→ **Records to use**
##########
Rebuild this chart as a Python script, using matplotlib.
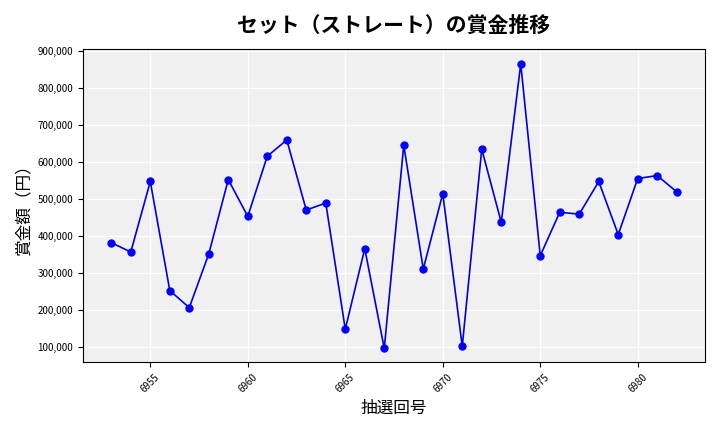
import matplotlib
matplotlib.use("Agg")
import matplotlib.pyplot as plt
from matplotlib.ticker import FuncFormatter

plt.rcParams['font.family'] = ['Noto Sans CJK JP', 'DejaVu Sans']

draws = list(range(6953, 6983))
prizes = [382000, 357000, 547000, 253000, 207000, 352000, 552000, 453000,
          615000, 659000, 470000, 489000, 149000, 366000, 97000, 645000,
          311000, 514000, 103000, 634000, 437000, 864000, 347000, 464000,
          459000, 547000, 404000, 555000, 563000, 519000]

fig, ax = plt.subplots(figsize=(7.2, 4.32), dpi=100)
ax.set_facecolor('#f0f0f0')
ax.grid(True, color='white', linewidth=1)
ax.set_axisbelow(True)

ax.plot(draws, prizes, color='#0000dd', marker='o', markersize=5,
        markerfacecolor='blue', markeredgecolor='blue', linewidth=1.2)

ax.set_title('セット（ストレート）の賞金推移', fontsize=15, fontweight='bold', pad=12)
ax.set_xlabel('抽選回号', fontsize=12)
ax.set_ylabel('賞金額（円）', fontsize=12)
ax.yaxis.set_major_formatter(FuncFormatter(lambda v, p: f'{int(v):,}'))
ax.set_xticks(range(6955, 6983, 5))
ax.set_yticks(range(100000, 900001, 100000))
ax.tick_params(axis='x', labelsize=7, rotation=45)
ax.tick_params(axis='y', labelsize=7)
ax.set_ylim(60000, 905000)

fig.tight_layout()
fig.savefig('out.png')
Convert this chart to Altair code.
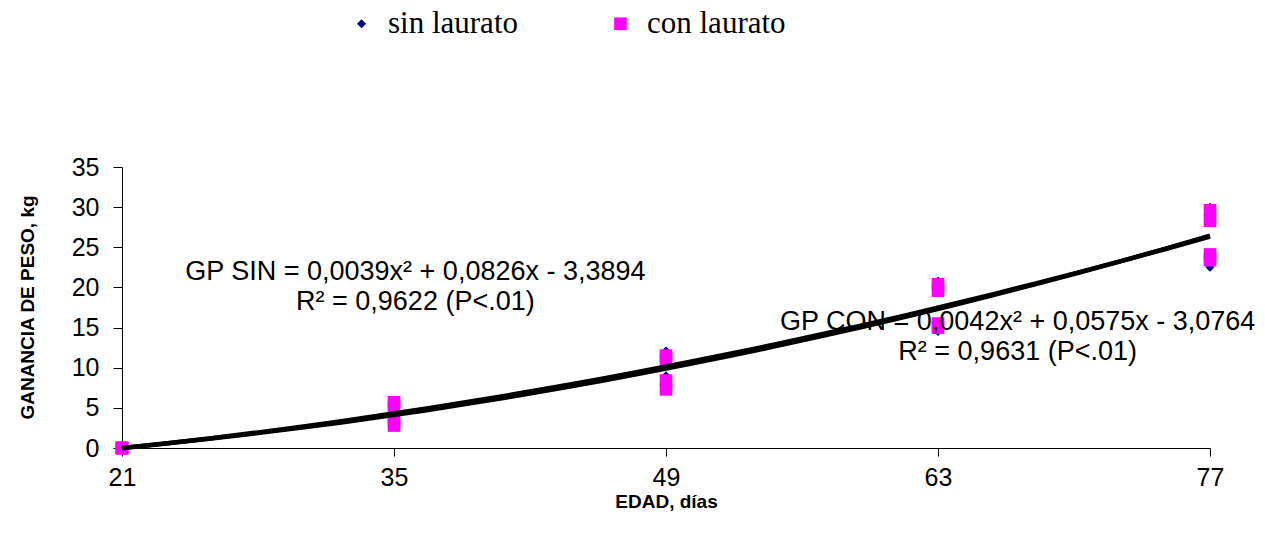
##########
→ **Problem requirements**
Restate the data above word for word. Do not include the images.

→ **Solution for this problem**
Rebuild this chart as a Python script, using matplotlib.
import matplotlib
matplotlib.use("Agg")
import matplotlib.pyplot as plt
from matplotlib.ticker import FuncFormatter

plt.rcParams['font.family'] = ['Noto Sans CJK JP', 'DejaVu Sans']

draws = list(range(6953, 6983))
prizes = [382000, 357000, 547000, 253000, 207000, 352000, 552000, 453000,
          615000, 659000, 470000, 489000, 149000, 366000, 97000, 645000,
          311000, 514000, 103000, 634000, 437000, 864000, 347000, 464000,
          459000, 547000, 404000, 555000, 563000, 519000]

fig, ax = plt.subplots(figsize=(7.2, 4.32), dpi=100)
ax.set_facecolor('#f0f0f0')
ax.grid(True, color='white', linewidth=1)
ax.set_axisbelow(True)

ax.plot(draws, prizes, color='#0000dd', marker='o', markersize=5,
        markerfacecolor='blue', markeredgecolor='blue', linewidth=1.2)

ax.set_title('セット（ストレート）の賞金推移', fontsize=15, fontweight='bold', pad=12)
ax.set_xlabel('抽選回号', fontsize=12)
ax.set_ylabel('賞金額（円）', fontsize=12)
ax.yaxis.set_major_formatter(FuncFormatter(lambda v, p: f'{int(v):,}'))
ax.set_xticks(range(6955, 6983, 5))
ax.set_yticks(range(100000, 900001, 100000))
ax.tick_params(axis='x', labelsize=7, rotation=45)
ax.tick_params(axis='y', labelsize=7)
ax.set_ylim(60000, 905000)

fig.tight_layout()
fig.savefig('out.png')
Convert this chart to Altair code.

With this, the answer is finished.